┏━━

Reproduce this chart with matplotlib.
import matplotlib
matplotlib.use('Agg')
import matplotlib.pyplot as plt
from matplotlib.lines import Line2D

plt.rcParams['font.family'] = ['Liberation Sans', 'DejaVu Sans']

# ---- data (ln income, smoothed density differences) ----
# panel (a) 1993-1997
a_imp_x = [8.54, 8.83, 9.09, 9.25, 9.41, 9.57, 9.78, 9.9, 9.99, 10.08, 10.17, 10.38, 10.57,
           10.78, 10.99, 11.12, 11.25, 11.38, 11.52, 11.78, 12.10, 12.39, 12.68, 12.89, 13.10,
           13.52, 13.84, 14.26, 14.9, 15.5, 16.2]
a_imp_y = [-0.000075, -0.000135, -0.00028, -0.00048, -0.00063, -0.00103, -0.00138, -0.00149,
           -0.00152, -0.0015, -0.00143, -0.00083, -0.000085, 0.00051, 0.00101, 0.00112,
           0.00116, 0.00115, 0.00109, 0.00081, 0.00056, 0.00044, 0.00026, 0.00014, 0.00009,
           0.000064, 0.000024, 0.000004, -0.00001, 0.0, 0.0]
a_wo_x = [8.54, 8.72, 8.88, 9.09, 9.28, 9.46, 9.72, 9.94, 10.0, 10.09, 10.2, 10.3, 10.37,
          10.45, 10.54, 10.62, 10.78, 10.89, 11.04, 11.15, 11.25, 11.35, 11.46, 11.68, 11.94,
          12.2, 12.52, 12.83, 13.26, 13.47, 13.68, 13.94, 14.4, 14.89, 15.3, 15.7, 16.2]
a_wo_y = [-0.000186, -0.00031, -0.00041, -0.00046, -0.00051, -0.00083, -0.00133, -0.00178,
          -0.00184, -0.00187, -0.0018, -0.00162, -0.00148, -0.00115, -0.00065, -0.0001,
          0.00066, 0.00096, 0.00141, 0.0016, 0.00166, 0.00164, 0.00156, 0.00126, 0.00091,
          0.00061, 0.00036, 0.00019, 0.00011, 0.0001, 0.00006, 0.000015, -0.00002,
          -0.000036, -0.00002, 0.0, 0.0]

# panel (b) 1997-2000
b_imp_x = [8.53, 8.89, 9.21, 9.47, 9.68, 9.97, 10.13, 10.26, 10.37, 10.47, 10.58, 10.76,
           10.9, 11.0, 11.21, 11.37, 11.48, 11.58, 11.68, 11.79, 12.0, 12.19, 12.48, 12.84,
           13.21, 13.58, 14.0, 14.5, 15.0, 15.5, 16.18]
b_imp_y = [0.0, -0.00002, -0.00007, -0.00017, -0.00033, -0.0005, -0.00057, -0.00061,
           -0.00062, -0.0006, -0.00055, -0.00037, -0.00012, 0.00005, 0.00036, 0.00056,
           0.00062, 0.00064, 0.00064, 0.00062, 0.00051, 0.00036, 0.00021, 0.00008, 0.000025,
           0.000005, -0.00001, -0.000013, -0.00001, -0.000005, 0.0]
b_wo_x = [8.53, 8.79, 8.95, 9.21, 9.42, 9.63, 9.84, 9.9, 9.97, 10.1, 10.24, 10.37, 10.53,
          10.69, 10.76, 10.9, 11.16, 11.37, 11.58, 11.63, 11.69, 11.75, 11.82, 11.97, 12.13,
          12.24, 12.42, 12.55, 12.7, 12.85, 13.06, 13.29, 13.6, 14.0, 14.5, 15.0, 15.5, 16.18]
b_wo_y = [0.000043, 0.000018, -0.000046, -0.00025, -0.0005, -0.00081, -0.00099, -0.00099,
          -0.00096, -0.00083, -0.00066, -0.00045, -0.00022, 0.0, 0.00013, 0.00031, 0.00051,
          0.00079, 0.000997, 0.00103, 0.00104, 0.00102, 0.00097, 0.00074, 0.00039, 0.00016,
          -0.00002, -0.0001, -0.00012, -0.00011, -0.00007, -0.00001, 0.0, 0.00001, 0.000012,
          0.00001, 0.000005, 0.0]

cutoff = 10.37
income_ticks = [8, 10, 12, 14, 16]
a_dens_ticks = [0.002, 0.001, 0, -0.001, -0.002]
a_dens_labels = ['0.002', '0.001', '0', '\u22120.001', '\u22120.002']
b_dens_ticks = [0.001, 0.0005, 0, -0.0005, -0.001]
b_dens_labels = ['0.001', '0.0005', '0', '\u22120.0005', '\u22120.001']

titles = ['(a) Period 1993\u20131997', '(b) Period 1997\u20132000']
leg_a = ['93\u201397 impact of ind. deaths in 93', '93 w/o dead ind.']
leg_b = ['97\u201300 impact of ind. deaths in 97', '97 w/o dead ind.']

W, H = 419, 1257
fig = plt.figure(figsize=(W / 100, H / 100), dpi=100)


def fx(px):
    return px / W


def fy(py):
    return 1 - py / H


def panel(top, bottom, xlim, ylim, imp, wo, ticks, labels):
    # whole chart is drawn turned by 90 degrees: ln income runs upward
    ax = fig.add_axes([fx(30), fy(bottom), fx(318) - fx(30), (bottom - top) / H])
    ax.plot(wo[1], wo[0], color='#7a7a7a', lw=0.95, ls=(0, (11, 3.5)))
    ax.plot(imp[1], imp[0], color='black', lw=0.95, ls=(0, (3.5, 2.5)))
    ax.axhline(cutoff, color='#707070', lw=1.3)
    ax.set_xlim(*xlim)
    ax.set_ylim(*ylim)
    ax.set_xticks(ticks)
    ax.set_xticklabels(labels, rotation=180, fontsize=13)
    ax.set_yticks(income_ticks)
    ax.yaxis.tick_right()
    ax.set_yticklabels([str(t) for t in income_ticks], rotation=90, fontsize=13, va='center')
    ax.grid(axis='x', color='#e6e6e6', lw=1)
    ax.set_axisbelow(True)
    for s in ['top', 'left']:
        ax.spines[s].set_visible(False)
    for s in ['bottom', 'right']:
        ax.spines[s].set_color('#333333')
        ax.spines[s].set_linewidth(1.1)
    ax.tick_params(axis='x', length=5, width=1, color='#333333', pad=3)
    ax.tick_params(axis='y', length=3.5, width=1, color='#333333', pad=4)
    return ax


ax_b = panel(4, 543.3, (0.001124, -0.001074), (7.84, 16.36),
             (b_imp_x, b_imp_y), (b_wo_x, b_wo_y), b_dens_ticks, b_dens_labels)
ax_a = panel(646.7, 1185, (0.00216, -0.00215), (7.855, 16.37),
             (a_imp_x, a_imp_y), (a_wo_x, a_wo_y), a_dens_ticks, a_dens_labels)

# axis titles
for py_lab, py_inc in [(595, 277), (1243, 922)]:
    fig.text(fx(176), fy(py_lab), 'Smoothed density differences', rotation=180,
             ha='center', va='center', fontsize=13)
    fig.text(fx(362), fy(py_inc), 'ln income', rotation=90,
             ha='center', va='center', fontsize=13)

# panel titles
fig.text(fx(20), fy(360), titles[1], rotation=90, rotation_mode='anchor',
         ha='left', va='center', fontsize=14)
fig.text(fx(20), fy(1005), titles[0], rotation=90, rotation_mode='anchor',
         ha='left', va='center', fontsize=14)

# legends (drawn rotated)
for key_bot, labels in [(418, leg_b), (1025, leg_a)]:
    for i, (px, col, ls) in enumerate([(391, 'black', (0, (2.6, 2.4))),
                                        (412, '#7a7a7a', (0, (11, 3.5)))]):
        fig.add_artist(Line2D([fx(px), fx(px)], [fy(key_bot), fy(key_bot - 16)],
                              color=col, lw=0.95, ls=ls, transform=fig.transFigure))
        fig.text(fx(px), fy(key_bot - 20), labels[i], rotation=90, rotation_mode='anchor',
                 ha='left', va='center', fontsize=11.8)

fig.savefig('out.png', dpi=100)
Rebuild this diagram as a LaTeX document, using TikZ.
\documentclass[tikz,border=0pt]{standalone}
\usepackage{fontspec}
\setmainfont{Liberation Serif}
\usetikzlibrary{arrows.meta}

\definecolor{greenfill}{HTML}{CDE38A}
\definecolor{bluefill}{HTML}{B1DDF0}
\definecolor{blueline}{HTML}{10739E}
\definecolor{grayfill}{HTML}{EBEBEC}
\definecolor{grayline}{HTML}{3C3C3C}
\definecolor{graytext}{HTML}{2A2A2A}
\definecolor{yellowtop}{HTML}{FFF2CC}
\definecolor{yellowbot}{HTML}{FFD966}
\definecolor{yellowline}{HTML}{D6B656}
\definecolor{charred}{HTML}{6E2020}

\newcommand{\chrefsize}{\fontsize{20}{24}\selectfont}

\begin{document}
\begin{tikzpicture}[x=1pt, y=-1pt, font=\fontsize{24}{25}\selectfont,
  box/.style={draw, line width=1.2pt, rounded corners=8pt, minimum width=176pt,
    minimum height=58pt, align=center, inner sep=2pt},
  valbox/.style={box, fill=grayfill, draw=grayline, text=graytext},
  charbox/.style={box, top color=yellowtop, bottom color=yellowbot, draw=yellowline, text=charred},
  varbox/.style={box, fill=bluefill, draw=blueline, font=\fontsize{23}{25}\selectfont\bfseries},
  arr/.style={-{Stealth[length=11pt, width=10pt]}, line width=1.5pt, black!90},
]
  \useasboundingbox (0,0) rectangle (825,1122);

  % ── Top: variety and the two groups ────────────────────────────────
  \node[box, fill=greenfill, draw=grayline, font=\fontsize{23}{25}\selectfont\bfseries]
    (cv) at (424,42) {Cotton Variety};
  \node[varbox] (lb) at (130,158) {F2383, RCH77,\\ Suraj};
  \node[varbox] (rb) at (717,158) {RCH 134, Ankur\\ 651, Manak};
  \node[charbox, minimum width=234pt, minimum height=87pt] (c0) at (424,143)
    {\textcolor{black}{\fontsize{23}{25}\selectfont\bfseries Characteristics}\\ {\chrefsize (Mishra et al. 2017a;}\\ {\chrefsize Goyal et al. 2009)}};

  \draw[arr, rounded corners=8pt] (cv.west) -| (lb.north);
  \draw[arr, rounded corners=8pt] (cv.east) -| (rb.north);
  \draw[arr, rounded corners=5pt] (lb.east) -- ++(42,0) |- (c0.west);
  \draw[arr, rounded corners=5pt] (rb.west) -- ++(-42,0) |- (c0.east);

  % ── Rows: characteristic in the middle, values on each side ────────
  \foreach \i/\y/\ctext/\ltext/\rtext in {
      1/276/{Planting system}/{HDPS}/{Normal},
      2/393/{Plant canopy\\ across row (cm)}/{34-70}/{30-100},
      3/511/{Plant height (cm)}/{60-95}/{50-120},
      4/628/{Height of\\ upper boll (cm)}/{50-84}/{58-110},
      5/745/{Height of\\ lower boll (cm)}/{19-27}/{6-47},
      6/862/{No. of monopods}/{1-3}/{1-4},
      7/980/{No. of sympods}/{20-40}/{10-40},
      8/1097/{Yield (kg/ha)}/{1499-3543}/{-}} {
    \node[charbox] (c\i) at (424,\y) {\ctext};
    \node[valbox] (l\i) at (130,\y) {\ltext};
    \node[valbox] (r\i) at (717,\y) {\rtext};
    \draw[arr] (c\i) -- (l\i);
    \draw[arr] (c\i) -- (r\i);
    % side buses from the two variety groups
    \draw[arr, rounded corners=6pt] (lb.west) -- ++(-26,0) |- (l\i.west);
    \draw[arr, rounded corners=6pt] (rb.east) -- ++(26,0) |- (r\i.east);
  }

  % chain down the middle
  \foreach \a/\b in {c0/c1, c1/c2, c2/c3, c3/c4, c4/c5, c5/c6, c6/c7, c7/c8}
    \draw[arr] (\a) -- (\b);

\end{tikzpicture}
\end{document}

┗━━

Exercise aim: Return the lines above precisely as they appear, beginning at the first line and ending at the line with "plt.rcParams['font.family'] = ['Liberation", and nothing after it.

Correct response:
Reproduce this chart with matplotlib.
import matplotlib
matplotlib.use('Agg')
import matplotlib.pyplot as plt
from matplotlib.lines import Line2D

plt.rcParams['font.family'] = ['Liberation Sans', 'DejaVu Sans']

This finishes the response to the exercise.